File or field Must match Why
Reference FASTA IDs Coords reference names or PAF target names Reference axes and reference-space intervals depend on these IDs.
Assembly FASTA IDs Coords query names or PAF query names Query coordinates and contig records depend on these IDs.
FASTA .fai IDs and lengths The exact FASTA file being used Stale indexes can preserve old lengths after edits.
GFA S segment names Assembly contig IDs or assignment-report names, depending on command Graph node lookup uses these identifiers.
GFA P path or W walk names Contig FASTA names for unitig-to-contig projection Unitig coordinates can be projected only through matching paths or walks.
GAF path nodes GFA S segment names GAF support is counted on graph-node traversals.
Hi-C pair nodes GFA S segment names Contact support is summed between graph nodes.
--ref-paf query names for gapfill GFA intermediate node names Reference-placement support is scored for graph nodes.
Reviewed scaffold rows Current scaffold, left contig, and right contig Stale reviewed gap overrides are rejected.
Reviewed gapfill rows Current scaffold, flanks, and path_nodes Stale graph fills are rejected before sequence application.

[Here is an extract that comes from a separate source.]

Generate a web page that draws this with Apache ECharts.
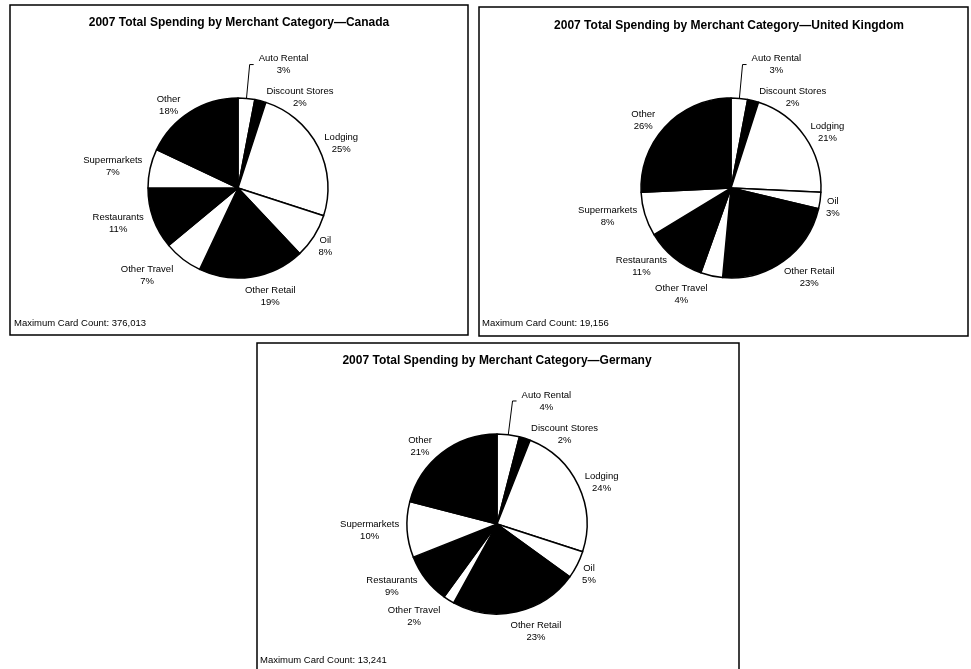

FASTA record IDs are read as the first whitespace-delimited token after >. Avoid spaces in identifiers unless you are certain every upstream and downstream tool treats them the same way.

Preflight Checks

Run these before a long workflow:

# FASTA IDs.
grep '^>' reference.fa | head
grep '^>' assembly.fa | head

# MUMmer coords should end each data row with reference and query names.
head -40 mummer/sample.coords

# PAF query names are column 1; reference/target names are column 6.
awk 'BEGIN{FS="\t"} !/^#/ && NF>=12 {print $1, $6; exit}' paf/sample.paf

# GFA graph nodes are S records.
awk 'BEGIN{FS="\t"} $1=="S" {print $2; count++} count==10 {exit}' assembly_graph.gfa

# GAF path strings are column 6; MAPQ is column 12.
awk 'BEGIN{FS="\t"} !/^#/ && NF>=12 {print $1, $6, $12; exit}' reads_to_graph.gaf

# Hi-C pair files should have node names and integer counts.
head graph_contacts.tsv

For ChromoSort outputs, also inspect the assignment report:

head results/sample.contig_assignments.tsv

The contig column records original assembly IDs. The new_name column records the names written to <prefix>.ordered.fa.

Many no_alignment Rows

Likely cause: the alignment query names do not match the assembly FASTA passed to ChromoSort, or the wrong assembly FASTA was aligned.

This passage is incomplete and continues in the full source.